Luxembourg’s World Heritage sites sit alongside thousands of other places on CHO’s interactive map, with GPS and sourced editorial history for each. See also our guides to Italy’s and France’s UNESCO sites, and our piece on cultural travel beyond mass tourism.

Frequently Asked Questions

How many UNESCO World Heritage Sites does Luxembourg have?

Luxembourg has one UNESCO World Heritage Site, inscribed in 1994. The designation covers the City of Luxembourg: its Old Quarters and Fortifications, a cultural property recognised for its outstanding concentration of medieval and early modern military architecture.

What was Luxembourg’s first UNESCO World Heritage Site?
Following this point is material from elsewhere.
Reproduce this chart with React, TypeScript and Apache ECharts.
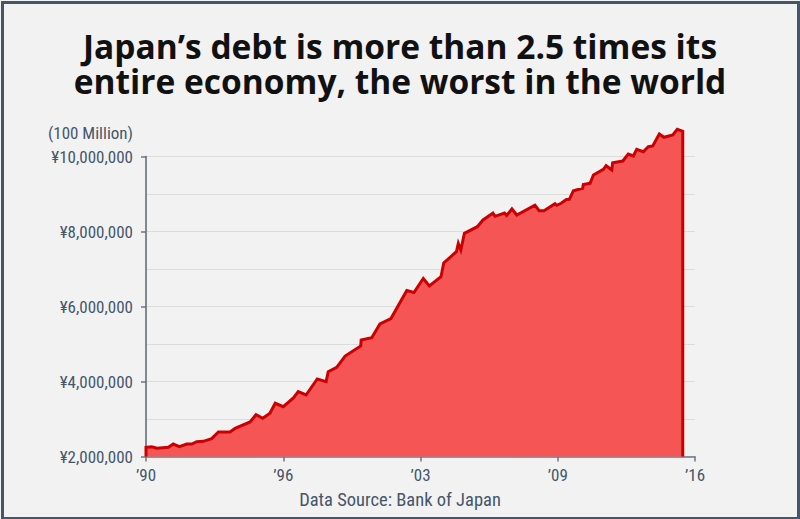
import React, { useEffect, useRef } from "react";
import * as echarts from "echarts";

// Decimal years of each vertex of the debt line
const YEARS = [
  1990.0, 1990.27, 1990.51, 1991.06, 1991.29, 1991.58, 1991.93, 1992.17, 1992.4, 1992.71,
  1993.11, 1993.43, 1993.98, 1994.22, 1994.93, 1995.21, 1995.53, 1995.87, 1996.12, 1996.5,
  1996.98, 1997.21, 1997.58, 1998.11, 1998.53, 1998.63, 1999.03, 1999.43, 2000.17, 2000.19,
  2000.69, 2001.08, 2001.6, 2002.35, 2002.69, 2003.13, 2003.42, 2003.97, 2004.1, 2004.7,
  2004.79, 2004.91, 2005.08, 2005.69, 2005.96, 2006.43, 2006.53, 2006.98, 2007.08, 2007.33,
  2007.56, 2008.42, 2008.62, 2008.85, 2009.37, 2009.45, 2009.66, 2009.91, 2010.05, 2010.24,
  2010.68, 2010.71, 2011.03, 2011.19, 2011.66, 2011.79, 2012.06, 2012.1, 2012.58, 2012.84,
  2013.08, 2013.24, 2013.55, 2013.79, 2014.0, 2014.31, 2014.53, 2014.95, 2015.16, 2015.42,
];

// Debt in units of 100 million yen
const DEBT = [
  2245000, 2261000, 2219000, 2245000, 2333000, 2261000, 2333000, 2333000, 2395000, 2405000,
  2475000, 2653000, 2653000, 2752000, 2920000, 3115000, 3019000, 3152000, 3419000, 3328000,
  3560000, 3728000, 3640000, 4067000, 3995000, 4261000, 4379000, 4680000, 4947000, 5107000,
  5168000, 5533000, 5680000, 6427000, 6373000, 6747000, 6547000, 6795000, 7160000, 7461000,
  7685000, 7507000, 7952000, 8128000, 8307000, 8493000, 8405000, 8493000, 8427000, 8600000,
  8440000, 8699000, 8555000, 8555000, 8741000, 8699000, 8752000, 8853000, 8859000, 9088000,
  9152000, 9253000, 9285000, 9507000, 9659000, 9755000, 9640000, 9835000, 9880000, 10067000,
  10013000, 10192000, 10128000, 10261000, 10280000, 10600000, 10512000, 10573000, 10725000, 10672000,
];

const START_YEAR = 1990;
const END_YEAR = 2016;
const X_LABELS = ["\u201990", "\u201996", "\u201903", "\u201909", "\u201916"];
const Y_MIN = 2000000;
const Y_MAX = 10000000;
const Y_STEP = 2000000;

const TITLE_LINES = [
  "Japan\u2019s debt is more than 2.5 times its",
  "entire economy, the worst in the world",
];
const UNIT = "(100 Million)";
const SOURCE = "Data Source: Bank of Japan";

const NARROW = "'Liberation Sans Narrow', 'Roboto Condensed', 'DejaVu Sans Condensed', Roboto, sans-serif";
const TEXT_COLOR = "#46566a";

export default function App() {
  const ref = useRef<HTMLDivElement>(null);

  useEffect(() => {
    if (!ref.current) return;
    const chart = echarts.init(ref.current, null, { renderer: "svg" });
    const span = END_YEAR - START_YEAR;
    const xStep = span / (X_LABELS.length - 1);
    const pts: [number, number][] = YEARS.map((y, i) => [y - START_YEAR, DEBT[i]]);
    const data = [
      [pts[0][0], Y_MIN],
      ...pts,
      [pts[pts.length - 1][0], Y_MIN],
    ];

    chart.setOption({
      animation: false,
      backgroundColor: "#f2f2f2",
      grid: {
        left: 146,
        right: 105,
        top: 156.5,
        bottom: 62.5,
        containLabel: false,
        outerBoundsMode: "none",
      },
      xAxis: {
        type: "value",
        min: 0,
        max: span,
        interval: xStep,
        axisLine: { show: true, lineStyle: { color: "#6b7685", width: 1.5 } },
        axisTick: { show: true, length: 5, lineStyle: { color: "#6b7685", width: 1.5 } },
        splitLine: { show: false },
        axisLabel: {
          margin: 10,
          fontFamily: NARROW,
          fontSize: 17,
          color: TEXT_COLOR,
          formatter: (v: number) => X_LABELS[Math.round(v / xStep)] ?? "",
        },
      },
      yAxis: {
        type: "value",
        min: Y_MIN,
        max: Y_MAX,
        interval: Y_STEP,
        axisLine: { show: true, lineStyle: { color: "#5a6474", width: 1.5 } },
        axisTick: { show: true, length: 5, lineStyle: { color: "#6b7685", width: 1.5 } },
        splitLine: { show: true, lineStyle: { color: "#dcdcdc", width: 1 } },
        minorTick: { show: false, splitNumber: 2 },
        minorSplitLine: { show: true, lineStyle: { color: "#dcdcdc", width: 1 } },
        axisLabel: {
          margin: 13,
          fontFamily: NARROW,
          fontSize: 17,
          color: TEXT_COLOR,
          formatter: (v: number) => "\u00a5" + v.toLocaleString("en-US"),
        },
      },
      series: [
        {
          type: "line",
          data,
          symbol: "none",
          clip: false,
          lineStyle: { color: "#cc0000", width: 3, join: "miter" },
          areaStyle: { color: "#f55555", opacity: 1 },
          z: 3,
        },
      ],
      graphic: [
        {
          type: "text",
          left: "center",
          top: 28,
          style: {
            text: TITLE_LINES.join("\n"),
            font: "bold 33.5px 'Open Sans', sans-serif",
            lineHeight: 35,
            textAlign: "center",
            fill: "#111111",
          },
        },
        {
          type: "text",
          right: 800 - 133,
          top: 124,
          style: {
            text: UNIT,
            font: `17px ${NARROW}`,
            fill: TEXT_COLOR,
            textAlign: "right",
          },
        },
        {
          type: "text",
          left: "center",
          top: 490,
          style: {
            text: SOURCE,
            font: `18.5px ${NARROW}`,
            fill: TEXT_COLOR,
          },
        },
        {
          type: "rect",
          left: 0,
          top: 0,
          z: 100,
          shape: { x: 1.5, y: 1.5, width: 796, height: 516 },
          style: { fill: "none", stroke: "#46566a", lineWidth: 3 },
        },
      ],
    });
    return () => chart.dispose();
  }, []);

  return (
    <div
      ref={ref}
      style={{ position: "fixed", left: 0, top: 0, width: 800, height: 519 }}
    />
  );
}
The City of Luxembourg: its Old Quarters and Fortifications was inscribed in 1994 and remains the country’s only World Heritage Site to date. It was added at the 18th session of the UNESCO World Heritage Committee and recognised under criterion iv for its exceptional representation of European fortification history.

What are the casemates of Luxembourg City?

The casemates are an underground network of tunnels and chambers stretching approximately 23 kilometres beneath Luxembourg City’s old quarters. Begun by Spanish engineers in 1644 and extended by French and Austrian military architects over the following century, they could shelter up to 1,200 soldiers and are now one of the most visited parts of the World Heritage site.

Does Luxembourg have any natural UNESCO World Heritage Sites?

No. Luxembourg has no natural or mixed UNESCO inscriptions. Its single World Heritage property is classified as a cultural site, and the country does not participate in any of the major transnational natural heritage designations that appear on the lists of neighbouring countries.